■ Set problem ■
Going from the top of the data below, give again each line through the one containing "inner sep=0pt] (title)", both ends kept.

════════

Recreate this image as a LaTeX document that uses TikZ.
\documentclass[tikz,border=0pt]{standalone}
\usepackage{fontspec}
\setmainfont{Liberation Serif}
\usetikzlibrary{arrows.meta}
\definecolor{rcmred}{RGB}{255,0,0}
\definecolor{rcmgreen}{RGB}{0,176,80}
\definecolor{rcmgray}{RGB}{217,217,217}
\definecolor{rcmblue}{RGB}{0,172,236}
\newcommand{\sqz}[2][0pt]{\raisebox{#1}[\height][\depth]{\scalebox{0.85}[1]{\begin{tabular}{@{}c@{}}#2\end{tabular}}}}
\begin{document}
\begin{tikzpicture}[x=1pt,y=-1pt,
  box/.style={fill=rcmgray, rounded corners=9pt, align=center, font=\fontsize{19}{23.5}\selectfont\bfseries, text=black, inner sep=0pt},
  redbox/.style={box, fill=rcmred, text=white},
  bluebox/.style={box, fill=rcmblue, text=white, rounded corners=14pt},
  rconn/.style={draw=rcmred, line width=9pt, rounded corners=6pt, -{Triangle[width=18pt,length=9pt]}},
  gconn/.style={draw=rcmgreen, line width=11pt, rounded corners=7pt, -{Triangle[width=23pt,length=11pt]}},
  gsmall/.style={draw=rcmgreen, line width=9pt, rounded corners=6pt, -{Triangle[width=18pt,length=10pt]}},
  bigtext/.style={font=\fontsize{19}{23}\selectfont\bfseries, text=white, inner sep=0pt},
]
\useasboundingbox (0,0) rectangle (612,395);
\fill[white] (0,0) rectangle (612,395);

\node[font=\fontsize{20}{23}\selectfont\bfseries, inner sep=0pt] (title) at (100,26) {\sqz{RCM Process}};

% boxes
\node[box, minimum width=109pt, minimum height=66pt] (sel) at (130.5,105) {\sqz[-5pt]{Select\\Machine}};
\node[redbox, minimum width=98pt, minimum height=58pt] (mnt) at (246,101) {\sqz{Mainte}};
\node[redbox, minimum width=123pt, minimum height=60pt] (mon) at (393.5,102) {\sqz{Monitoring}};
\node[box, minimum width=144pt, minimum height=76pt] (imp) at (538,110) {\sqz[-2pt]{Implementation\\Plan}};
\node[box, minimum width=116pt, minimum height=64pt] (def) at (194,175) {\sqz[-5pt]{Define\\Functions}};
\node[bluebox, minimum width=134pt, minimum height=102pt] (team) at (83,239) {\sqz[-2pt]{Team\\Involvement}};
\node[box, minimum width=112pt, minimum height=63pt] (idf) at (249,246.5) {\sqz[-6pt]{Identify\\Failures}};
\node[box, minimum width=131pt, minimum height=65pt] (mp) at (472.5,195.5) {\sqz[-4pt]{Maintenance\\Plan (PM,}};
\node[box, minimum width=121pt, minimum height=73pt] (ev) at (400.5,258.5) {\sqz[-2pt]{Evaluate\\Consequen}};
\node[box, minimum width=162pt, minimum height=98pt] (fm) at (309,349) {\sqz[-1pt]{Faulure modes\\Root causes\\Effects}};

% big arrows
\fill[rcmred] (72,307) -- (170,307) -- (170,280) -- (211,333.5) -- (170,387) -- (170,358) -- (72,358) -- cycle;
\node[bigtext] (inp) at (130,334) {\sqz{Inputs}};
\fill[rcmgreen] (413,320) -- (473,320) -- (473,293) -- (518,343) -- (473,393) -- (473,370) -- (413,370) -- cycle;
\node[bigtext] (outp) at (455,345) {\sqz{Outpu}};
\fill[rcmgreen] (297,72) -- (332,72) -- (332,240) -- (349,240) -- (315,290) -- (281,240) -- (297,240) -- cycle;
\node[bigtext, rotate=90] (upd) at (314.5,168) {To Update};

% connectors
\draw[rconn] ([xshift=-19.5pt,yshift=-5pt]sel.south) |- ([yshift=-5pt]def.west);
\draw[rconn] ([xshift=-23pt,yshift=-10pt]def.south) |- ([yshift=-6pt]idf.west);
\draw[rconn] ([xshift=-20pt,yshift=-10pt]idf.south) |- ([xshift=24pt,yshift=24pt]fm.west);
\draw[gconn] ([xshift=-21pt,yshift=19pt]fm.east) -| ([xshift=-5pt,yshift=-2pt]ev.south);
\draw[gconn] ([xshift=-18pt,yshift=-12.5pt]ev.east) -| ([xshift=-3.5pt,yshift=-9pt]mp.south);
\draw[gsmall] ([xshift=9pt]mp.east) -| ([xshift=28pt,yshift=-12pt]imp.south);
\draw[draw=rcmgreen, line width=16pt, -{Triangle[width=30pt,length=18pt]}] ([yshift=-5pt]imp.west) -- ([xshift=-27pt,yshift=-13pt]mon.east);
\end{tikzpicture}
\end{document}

════════

■ Exercise response ■
Recreate this image as a LaTeX document that uses TikZ.
\documentclass[tikz,border=0pt]{standalone}
\usepackage{fontspec}
\setmainfont{Liberation Serif}
\usetikzlibrary{arrows.meta}
\definecolor{rcmred}{RGB}{255,0,0}
\definecolor{rcmgreen}{RGB}{0,176,80}
\definecolor{rcmgray}{RGB}{217,217,217}
\definecolor{rcmblue}{RGB}{0,172,236}
\newcommand{\sqz}[2][0pt]{\raisebox{#1}[\height][\depth]{\scalebox{0.85}[1]{\begin{tabular}{@{}c@{}}#2\end{tabular}}}}
\begin{document}
\begin{tikzpicture}[x=1pt,y=-1pt,
  box/.style={fill=rcmgray, rounded corners=9pt, align=center, font=\fontsize{19}{23.5}\selectfont\bfseries, text=black, inner sep=0pt},
  redbox/.style={box, fill=rcmred, text=white},
  bluebox/.style={box, fill=rcmblue, text=white, rounded corners=14pt},
  rconn/.style={draw=rcmred, line width=9pt, rounded corners=6pt, -{Triangle[width=18pt,length=9pt]}},
  gconn/.style={draw=rcmgreen, line width=11pt, rounded corners=7pt, -{Triangle[width=23pt,length=11pt]}},
  gsmall/.style={draw=rcmgreen, line width=9pt, rounded corners=6pt, -{Triangle[width=18pt,length=10pt]}},
  bigtext/.style={font=\fontsize{19}{23}\selectfont\bfseries, text=white, inner sep=0pt},
]
\useasboundingbox (0,0) rectangle (612,395);
\fill[white] (0,0) rectangle (612,395);

\node[font=\fontsize{20}{23}\selectfont\bfseries, inner sep=0pt] (title) at (100,26) {\sqz{RCM Process}};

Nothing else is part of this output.